For each image, we started by searching for a URL to the image source. If one was found, we checked whether the image was CC-licensed and continued by checking the status of proper attribution. If the URL was not available, we used the image recognition feature in Google Image Search2 to find the source. If the search led to stock photos, we assumed that the image had been appropriately purchased. However, it was difficult to tell stock photos from non-CC-licensed photos used without permission. We had to mark seven cases as “Unknown permission status.”
As a result, we found that, although 10 authors used CC- licensed images and tried to attribute, not one had managed to do so correctly. The most common mistakes included missing the URL for the specific CC license and the lack of an original image title. In particular, one of the infringing presentations was about the appropriate use of CC-licensed images in presentations! Eleven presentations had more obvious infringements by containing non-CC-licensed images without the authors’ permissions.

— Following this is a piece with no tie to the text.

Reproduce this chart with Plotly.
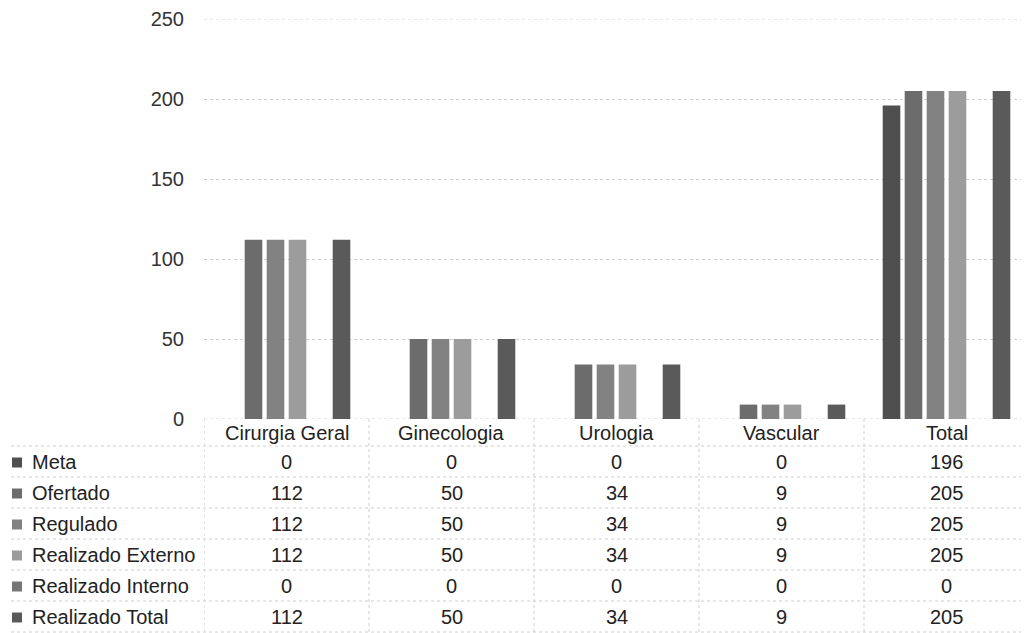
import plotly.graph_objects as go

categories = ["Cirurgia Geral", "Ginecologia", "Urologia", "Vascular", "Total"]
series_names = ["Meta", "Ofertado", "Regulado", "Realizado Externo", "Realizado Interno", "Realizado Total"]
meta = [0, 0, 0, 0, 196]
ofertado = [112, 50, 34, 9, 205]
regulado = [112, 50, 34, 9, 205]
realizado_externo = [112, 50, 34, 9, 205]
realizado_interno = [0, 0, 0, 0, 0]
realizado_total = [112, 50, 34, 9, 205]
y_ticks = [0, 50, 100, 150, 200, 250]

series_values = [meta, ofertado, regulado, realizado_externo, realizado_interno, realizado_total]
colors = ["#4f4f4f", "#6c6c6c", "#828282", "#9c9c9c", "#767676", "#5a5a5a"]

# the page body has an 8px margin, so the figure is drawn offset by (8, 8)
OFF = 8
W, H = 1029 - OFF, 633 - OFF
# plot area in page pixels
PL, PT, PR, PB = 204, 19, 1029, 419
plot_h = PB - PT
plot_w = PR - PL

def py(p):  # page pixel y -> paper y
    return (PB - p) / plot_h

def px(p):  # page pixel x -> paper x
    return (p - PL) / plot_w

fig = go.Figure()
for name, vals, c in zip(series_names, series_values, colors):
    fig.add_trace(go.Bar(x=categories, y=vals, name=name, marker=dict(color=c, line=dict(width=0))))

FONT = "Liberation Sans, Arial, sans-serif"
fs = 20
grid_col = "#cfcfcf"
txt_col = "#222222"

header_bottom = 446
row_h = 31.0

shapes = []
annotations = []

# header labels
for cat in categories:
    annotations.append(dict(x=cat, xref="x", y=py((PB + header_bottom) / 2 + 1), yref="paper",
                            text=cat, showarrow=False, font=dict(family=FONT, size=fs, color=txt_col),
                            xanchor="center", yanchor="middle"))

# rows
for i, (name, vals, c) in enumerate(zip(series_names, series_values, colors)):
    cy = header_bottom + row_h * (i + 0.5)
    shapes.append(dict(type="rect", xref="paper", yref="paper", x0=px(12), x1=px(22),
                       y0=py(cy - 4), y1=py(cy + 6), fillcolor=c, line=dict(width=0)))
    annotations.append(dict(x=px(30), xref="paper", y=py(cy), yref="paper", text=name,
                            showarrow=False, font=dict(family=FONT, size=fs, color=txt_col),
                            xanchor="left", yanchor="middle"))
    for cat, v in zip(categories, vals):
        annotations.append(dict(x=cat, xref="x", y=py(cy), yref="paper", text=str(v),
                                showarrow=False, font=dict(family=FONT, size=fs, color=txt_col),
                                xanchor="center", yanchor="middle"))

line_style = dict(color=grid_col, width=1, dash="dot")
# top and bottom edges of the value range (grid at the range ends)
for yv in (y_ticks[0], y_ticks[-1]):
    shapes.append(dict(type="line", xref="paper", yref="y", x0=0, x1=1, y0=yv, y1=yv,
                       line=line_style, layer="below"))
# horizontal row lines
for i in range(7):
    yy = header_bottom + row_h * i
    shapes.append(dict(type="line", xref="paper", yref="paper", x0=px(5), x1=1,
                       y0=py(yy), y1=py(yy), line=line_style))
# vertical lines at category boundaries
for k in range(len(categories) + 1):
    shapes.append(dict(type="line", xref="x", yref="paper", x0=k - 0.5, x1=k - 0.5,
                       y0=0, y1=py(640), line=line_style))
# left border of label column
shapes.append(dict(type="line", xref="paper", yref="paper", x0=px(5), x1=px(5),
                   y0=py(header_bottom), y1=py(640), line=line_style))

fig.update_layout(
    width=W, height=H,
    margin=dict(l=PL - OFF, r=W - (PR - OFF), t=PT - OFF, b=H - (PB - OFF), pad=0, autoexpand=False),
    paper_bgcolor="white", plot_bgcolor="white",
    barmode="group", bargap=0.2, bargroupgap=0.2,
    showlegend=False,
    font=dict(family=FONT, size=fs, color="#333"),
    xaxis=dict(type="category", range=[-0.5, len(categories) - 0.5], showticklabels=False,
               showgrid=False, zeroline=False, showline=False, ticks="", automargin=False),
    yaxis=dict(range=[0, 250], tickvals=y_ticks, showgrid=True, gridcolor=grid_col,
               griddash="dot", gridwidth=1, zeroline=False, showline=False, automargin=False,
               tickfont=dict(family=FONT, size=fs, color="#333"), ticklabelstandoff=19),
    shapes=shapes, annotations=annotations,
)

fig.write_html("out.html")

1http://www.slideshare.com/
2http://images.google.com/
The users we studied had released 16 of the presentations with a CC license, five of which clearly contained stock images or non-CC-licensed images, causing a likely copyright infringement. We believe that most of the creators of these infringing presentations had, in fact, released the presentations under the CC license with good intentions. This shows that while CC licenses are familiar to some users, the details of the licenses can be challenging to understand and internalize even for experienced users.
3.2.2 Image Reuse Processes
To find out in more detail why users find it hard to respect copyrights, we con-ducted a study on users’ image search strategies. We were interested in how users initiate their image searches, whether they pay attention to copyrights dur-ing their searches, whether they know which images they are allowed to use, and how they credit the author of the image when they include it in a presentation.
The test resembled a traditional usability study. We presented a story of an upcoming academic conference for which the participants were asked to prepare a three-slide presentation. The slides had to be prepared so that they could be uploaded to the Internet without any copyright infringements. The three slides had to contain images suitable for a welcoming speech to our home city and for two social events which were a horseback-riding excursion and a trip on a pirates’
ship. For each slide, the participants had to find one image to illustrate their topic. We asked the participants to focus on finding suitable images and ignore all fine-tuning of the slides. We videotaped all the sessions so that only hands, keyboards, mice, and the displays were visible, and we asked the participants to verbalize their processes by thinking aloud. We let each participant find at least one image. If the image was found and included in the presentation in less than five minutes, we let the participant move onto the next slide and interrupted him or her when five minutes had passed.
Twelve lecturers (five males, average age 40) from our home university partici-pated in the study. They came mostly from cartography (3) and computer science departments (5). On average, they gave eight lectures or other presentations per month, always using some kind of presentation software.
Has an image?
Is it 3rd party image?
Is it non-stock image?
Is it Fair Use?
Is it CC licensed image?
Is attribution correct?
Correct use of CC images?
No (7)
Yes (44)
Yes (39)
Yes (32)
No (28)
Yes (17)
Yes (0)
No (5)
No (7)
Yes (4)
No (11)
No (10)
No Image
Own image
Stock image
Possible Fair Use
Possible Infringement
Unknown permission status (7)
Figure 3.2: Categorization of images in SlideShare presentations
Initially, all participants remembered the requirement that the presentation should respect copyrights. As expected, based on the SlideShare study, none of the participants succeeded in creating slides that would respect copyrights. When analyzed using the schematic task sequence of necessary steps presented in Figure 3.2, our participants failed in performing these steps:
• Use of a media source with open images: 6/12. One participant attempted to find open images but failed because of the choice of keyword (“non-commercial”). Five participants made no attempt to use open media sources and performed normal Google or Flickr searches.
• Insert copyright and waiver URI: 0/12
• Insert author name: 0/12. Three users incorrectly provided the name of the service (e.g., Wikimedia).
• Insert title of the work: 0/12
• Insert CC license URI: 0/12
In short, while seven participants out of 12 tried to respect image authors’
copyrights by starting to search for open images, they all failed in the process in multiple ways.
None of the participants stated that they did not care about the copyright-related instructions in our task, and therefore all the observed infringements were unintentional. Inspection of the videotapes showed some salient reasons for this.
First, five participants seemed to forget the need to use open images altogether and made no attempt to direct their searches to correct sources. This was possibly because the search for a suitable image caught their attention, making them forget the related requirements.
Second, the participants were unaware of advanced search features. Of the seven participants who attempted to find open images, five used Google or Flickr (among other services), but only two used the advanced search feature that lim-ited the results to CC-licensed images. Third, the participants did not possess the knowledge of the steps required by the CC license for image use. While six
participants finally chose an image that would have not infringed on any copy-rights, none of them performed the attribution-related steps successfully. Three of the attempts were erroneous because they only attributed the media source (e.g., Wikimedia), and not the author, and they did not include a link to the specific CC license.
The study therefore showed that those content users who would like to respect the copyrights would need assistance in all of the required steps. The primary reasons for infringements seemed to be related to forgetting the latter steps when a suitable image was finally found and the lack of knowledge about the required steps.